Taseer, 65, prompted his assassination by speaking “hard words” against the blasphemy law, said Mufti Munib-ur-Rehman, the president of Tanzeem-ul-Madaris Pakistan, the nation’s largest association of religious schools. In November, Taseer called for the law’s repeal after making a jailhouse visit to Aasia Bibi, a Catholic woman sentenced to death under the statute.
Taseer’s assassination “is an example for all those who hurt sentiments of Muslims by promoting so-called liberalism in Pakistan to please America,” said Liaqat Baloch, deputy leader of the main religious party, Jamaat-e-Islaami. He and Rehman spoke in phone interviews.
Other leading lawyers and members of Taseer’s Pakistan Peoples Party, the main secular political party, have condemned the attack. Thousands attended Taseer’s funeral yesterday.
The killing is the latest attack on Pakistani leaders who have confronted religious extremism since the 2007 assassination of Taseer’s ally and leader, former Prime Minister Benazir Bhutto. Suicide bombers killed prominent Lahore cleric Sarfraz Ahmed Naeemi in 2009 and a university vice-chancellor from the northwestern city of Mardan, Mohammad Farooq, in 2010 after each man publicly condemned the country’s Taliban guerrilla movement.
Targeting of public figures has accompanied a rise in overall deaths in militant violence, from 189 in 2003 to more than 6,000 in each of the past two years, according to the New Delhi-based Institute of Peace and Conflict Studies.
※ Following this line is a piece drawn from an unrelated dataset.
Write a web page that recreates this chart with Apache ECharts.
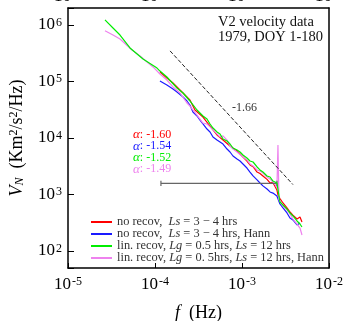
<!DOCTYPE html>
<html><head><meta charset="utf-8">
<script src="https://cdn.jsdelivr.net/npm/echarts@6/dist/echarts.min.js"></script>
<style>html,body{margin:0;padding:0;background:#fff}#c{width:346px;height:321px}</style>
</head><body><div id="c"></div>
<script>
// ---- data (f in Hz, V_N in Km^2/s^2/Hz) ----
const redData = [
 [1.14e-4,1.47e5],[1.37e-4,1.15e5],[1.61e-4,9.4e4],[2.10e-4,6.26e4],[2.52e-4,4.71e4],[2.88e-4,3.13e4],
 [3.56e-4,2.35e4],[4.29e-4,1.63e4],[5.16e-4,1.13e4],[6.05e-4,9.2e3],[7.28e-4,7.22e3],[8.77e-4,5.89e3],
 [1.026e-3,4.61e3],[1.14e-3,3.9e3],[1.235e-3,3.33e3],[1.34e-3,3.1e3],[1.49e-3,2.5e3],[1.61e-3,2.35e3],[1.74e-3,2.13e3],
 [1.94e-3,1.85e3],[2.10e-3,1.6e3],[2.27e-3,1.62e3],[2.39e-3,1.5e3],[2.52e-3,1.2e3],[2.59e-3,980],[2.73e-3,850],
 [2.96e-3,708],[3.29e-3,580],[3.56e-3,490],[3.85e-3,430],[4.29e-3,368],[4.64e-3,400],[4.89e-3,326]
];
const blueData = [
 [1.14e-4,1.02e5],[1.37e-4,8.67e4],[1.61e-4,7.36e4],[1.79e-4,6.52e4],[2.10e-4,5.32e4],[2.33e-4,4.52e4],
 [2.52e-4,3.84e4],[2.73e-4,2.88e4],[3.04e-4,2.45e4],[3.29e-4,2.08e4],[3.56e-4,1.77e4],[3.96e-4,1.44e4],
 [4.29e-4,1.28e4],[4.64e-4,1.04e4],[5.16e-4,9.2e3],[5.59e-4,8.5e3],[6.05e-4,7.83e3],[6.73e-4,6.38e3],
 [7.28e-4,5.65e3],[7.88e-4,4.8e3],[8.77e-4,4.25e3],[9.49e-4,3.92e3],[1.026e-3,3.47e3],[1.14e-3,2.94e3],
 [1.235e-3,2.5e3],[1.34e-3,2.13e3],[1.49e-3,1.81e3],[1.61e-3,1.6e3],[1.74e-3,1.42e3],[1.94e-3,1.25e3],
 [2.10e-3,1.11e3],[2.27e-3,1.06e3],[2.52e-3,942],[2.73e-3,679],[2.96e-3,577],[3.29e-3,471],[3.56e-3,384],
 [3.85e-3,354],[4.29e-3,289],[4.64e-3,313]
];
const greenData = [
 [2.66e-5,1.23e6],[3.29e-5,8.85e5],[3.96e-5,6.65e5],[5.16e-5,3.92e5],[7.28e-5,2.5e5],[1.055e-4,1.73e5],
 [1.14e-4,1.53e5],[1.37e-4,1.2e5],[1.79e-4,7.67e4],[2.10e-4,6.26e4],[2.52e-4,4.52e4],[3.04e-4,3.13e4],
 [3.56e-4,2.45e4],[3.96e-4,2.17e4],[4.29e-4,1.77e4],[4.64e-4,1.5e4],[5.16e-4,1.28e4],[5.59e-4,1.18e4],
 [6.05e-4,9.6e3],[6.73e-4,8.85e3],[7.28e-4,7.83e3],[7.88e-4,6.65e3],[8.77e-4,6.13e3],[9.49e-4,5.65e3],
 [1.026e-3,5.0e3],[1.14e-3,4.43e3],[1.235e-3,3.92e3],[1.34e-3,3.76e3],[1.49e-3,3.07e3],[1.61e-3,2.72e3],
 [1.74e-3,2.5e3],[1.94e-3,2.13e3],[2.10e-3,2.04e3],[2.27e-3,1.73e3],[2.52e-3,1.6e3],[2.73e-3,736],
 [2.96e-3,651],[3.29e-3,553],[3.56e-3,471],[3.85e-3,417],[4.29e-3,340],[4.64e-3,300],[4.89e-3,266]
];
const violetData = [
 [2.66e-5,7.93e5],[3.29e-5,6.65e5],[3.96e-5,5.65e5],[5.44e-5,3.61e5],[6.73e-5,2.83e5],[8.1e-5,2.21e5],
 [9.49e-5,1.81e5],[1.14e-4,1.36e5],[1.37e-4,1.06e5],[1.61e-4,8.0e4],[1.94e-4,6.26e4],[2.33e-4,4.17e4],
 [2.52e-4,3.68e4],[3.04e-4,2.55e4],[3.56e-4,1.84e4],[3.96e-4,1.77e4],[4.29e-4,1.57e4],[4.64e-4,1.39e4],
 [5.16e-4,1.18e4],[5.59e-4,1.04e4],[6.05e-4,1.09e4],[6.73e-4,9.2e3],[7.28e-4,7.22e3],[7.88e-4,6.38e3],
 [8.77e-4,5.65e3],[1.026e-3,4.61e3],[1.14e-3,4.08e3],[1.235e-3,3.47e3],[1.34e-3,3.2e3],[1.49e-3,2.72e3],
 [1.61e-3,2.61e3],[1.74e-3,2.4e3],[1.94e-3,2.04e3],[2.10e-3,1.88e3],[2.27e-3,1.66e3],[2.39e-3,1.53e3],
 [2.52e-3,1.3e3],[2.59e-3,7.5e3],[2.66e-3,800],[2.96e-3,627],[3.29e-3,532],[3.56e-3,452],[3.85e-3,368],
 [4.29e-3,300],[4.64e-3,255],[4.89e-3,192]
];
const refLine = [[1.49e-4,3.48e5],[3.85e-3,1.5e3]];
const rangeBar = [[1.17e-4,1.57e3],[2.52e-3,1.57e3]];
const capLeft = [[1.17e-4,1.75e3],[1.17e-4,1.42e3]];
const capRight = [[2.52e-3,1.75e3],[2.52e-3,1.42e3]];
const seriesNames = ['no recov, Ls = 3 − 4 hrs','no recov, Ls = 3 − 4 hrs, Hann','lin. recov, Lg = 0.5 hrs, Ls = 12 hrs','lin. recov, Lg = 0. 5hrs, Ls = 12 hrs, Hann'];
const legendRich = ['{n|no recov,  }{i|Ls}{n| = 3 − 4 hrs}','{n|no recov,  }{i|Ls}{n| = 3 − 4 hrs, Hann}','{n|lin. recov, }{i|Lg}{n| = 0.5 hrs, }{i|Ls}{n| = 12 hrs}','{n|lin. recov, }{i|Lg}{n| = 0. 5hrs, }{i|Ls}{n| = 12 hrs, Hann}'];
const alphaLabels = ['-1.60','-1.54','-1.52','-1.49'];
const colors = ['#ff0000','#1a1aff','#00ee00','#ee82ee'];
const slopeLabel = '-1.66';
const titleLines = ['V2 velocity data','1979, DOY 1-180'];

const SERIF = '"Liberation Serif","DejaVu Serif",serif';
function powLabel(v){
  const e = Math.log10(v); const r = Math.round(e);
  if (Math.abs(e-r) > 1e-6) return '';
  return '{b|10}{s|' + r + '}';
}
const labRich = {
  b:{fontFamily:SERIF,fontSize:17,color:'#000'},
  s:{fontFamily:SERIF,fontSize:12,color:'#000',verticalAlign:'top',padding:[0,0,0,1]}
};
const chart = echarts.init(document.getElementById('c'),null,{renderer:'canvas'});
const dataSets = [redData,blueData,greenData,violetData];
const series = dataSets.map((d,i)=>({
  name: seriesNames[i], type:'line', data:d, showSymbol:false, symbol:'none',
  lineStyle:{color:colors[i],width:1.2}, itemStyle:{color:colors[i]}, z: [3,2,4,3][i]
}));
const gray = '#666';
series.push({type:'line',data:refLine,symbol:'none',lineStyle:{color:'#222',width:1,type:[4,2]},silent:true});
series.push({type:'line',data:rangeBar,symbol:'none',lineStyle:{color:gray,width:1.2},silent:true});
series.push({type:'line',data:capLeft,symbol:'none',lineStyle:{color:gray,width:1.2},silent:true});
series.push({type:'line',data:capRight,symbol:'none',lineStyle:{color:gray,width:1.2},silent:true});

const graphics = [];
titleLines.forEach((t,i)=>graphics.push({type:'text',left:218,top:15+i*15,style:{text:t,font:'14.5px '+SERIF,fill:'#111'}}));
graphics.push({type:'text',left:232,top:102,style:{text:slopeLabel,font:'12px '+SERIF,fill:'#333'}});
alphaLabels.forEach((t,i)=>graphics.push({type:'text',left:133,top:128+i*11.6,style:{
  rich:{a:{fontFamily:SERIF,fontStyle:'italic',fontSize:13,fill:colors[i]},n:{fontFamily:SERIF,fontSize:12,fill:colors[i]}},
  text:'{a|α}{n|: '+t+'}'}}));

chart.setOption({
  animation:false,
  backgroundColor:'#fff',
  grid:{left:68,top:8,right:17,bottom:53,containLabel:false,outerBoundsMode:'none'},
  legend:{
    orient:'vertical', left:86, top:211, itemGap:0, itemWidth:21, itemHeight:2, icon:'rect',
    data: seriesNames,
    formatter: n => legendRich[seriesNames.indexOf(n)],
    textStyle:{lineHeight:12,padding:[0,0,0,0],rich:{
      n:{fontFamily:SERIF,fontSize:12.4,color:'#333'},
      i:{fontFamily:SERIF,fontSize:12.4,fontStyle:'italic',color:'#333'}}}
  },
  xAxis:[{
    type:'log', logBase:10, min:1e-5, max:1e-2, position:'bottom',
    axisLine:{show:true,lineStyle:{color:'#000',width:1.5}},
    axisTick:{show:true,inside:true,length:5,lineStyle:{color:'#000'}},
    minorTick:{show:false}, splitLine:{show:false},
    axisLabel:{margin:8,formatter:powLabel,rich:labRich,showMinLabel:true,showMaxLabel:true},
    name:'{i|f}{n|  (Hz)}', nameLocation:'middle', nameGap:36,
    nameTextStyle:{rich:{i:{fontFamily:SERIF,fontSize:18,fontStyle:'italic',color:'#000'},n:{fontFamily:SERIF,fontSize:18,color:'#000'}}}
  },{
    type:'log', logBase:10, min:1e-5, max:1e-2, position:'top',
    axisLine:{show:true,lineStyle:{color:'#000',width:1.5}},
    axisTick:{show:false}, splitLine:{show:false},
    axisLabel:{margin:3,formatter:powLabel,rich:labRich}
  }],
  yAxis:[{
    type:'log', logBase:10, min:50, max:2e6, position:'left',
    axisLine:{show:true,lineStyle:{color:'#000',width:1.5}},
    axisTick:{show:true,inside:true,length:6,lineStyle:{color:'#000'}},
    minorTick:{show:false}, splitLine:{show:false},
    axisLabel:{margin:6,formatter:powLabel,rich:labRich},
    name:'{i|V}{sub|N}{n|  (Km}{sup|2}{n|/s}{sup|2}{n|/Hz)}', nameLocation:'middle', nameGap:42, nameRotate:90,
    nameTextStyle:{rich:{
      i:{fontFamily:SERIF,fontSize:18,fontStyle:'italic',color:'#000'},
      n:{fontFamily:SERIF,fontSize:18,color:'#000'},
      sub:{fontFamily:SERIF,fontSize:12,fontStyle:'italic',color:'#000',verticalAlign:'bottom'},
      sup:{fontFamily:SERIF,fontSize:12,color:'#000',verticalAlign:'top'}}}
  },{
    type:'log', logBase:10, min:50, max:2e6, position:'right',
    axisLine:{show:true,lineStyle:{color:'#000',width:1.5}},
    axisTick:{show:false}, axisLabel:{show:false}, splitLine:{show:false}
  }],
  series: series,
  graphic: graphics
});
</script></body></html>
Pakistan’s economy may have lost $26 billion over six years of the conflict from 2004, according to Finance Ministry figures cited by the Center for Public Policy Research in the northwestern city of Peshawar.
Taseer’s slaying in an Islamabad neighborhood of diplomats and business executives, may deepen investors’ hesitations about putting money into Pakistan, said Ishtiaq Ahmed, a Pakistani fellow on South Asian politics at Oxford University.
The ultimate impact of the murder “will depend on whether our top political leadership can capitalize on the opportunity to build a popular revolt against Islamic extremism, as it did after Bhutto’s death,” which led to the Peoples Party winning elections two months later, Ahmed said.
It’s unclear whether Zardari, the current Peoples Party leader and Bhutto’s widower, will be able to mobilize a strong secularist response. “The PPP is fighting for its survival right now, and it’s unrealistic to expect it to force radical changes,” Samina Ahmed, South Asia project director of the International Crisis Group, said from Islamabad yesterday.
Zardari and his government have been weakened by public discontent over inflation, which at 15 percent is Asia’s highest, plus electricity shortages and perceptions of deep corruption in public life.
Prime Minister Yousuf Raza Gilani lost his parliament majority on Jan. 2 after a second allied party left its coalition. Nawaz Sharif, leader of the main opposition Pakistan Muslim League, later issued an ultimatum for the government to take steps against corrupt officials and rising prices or face a campaign for its removal.
“We’ve been thinking we could root out the extremism in our country, but this assassination makes people fear it may not be true, because it shows how deeply embedded the extremists are” in Pakistan, said Zafar Moin Nasser, research director at the Pakistan Institute of Development Economics in Islamabad.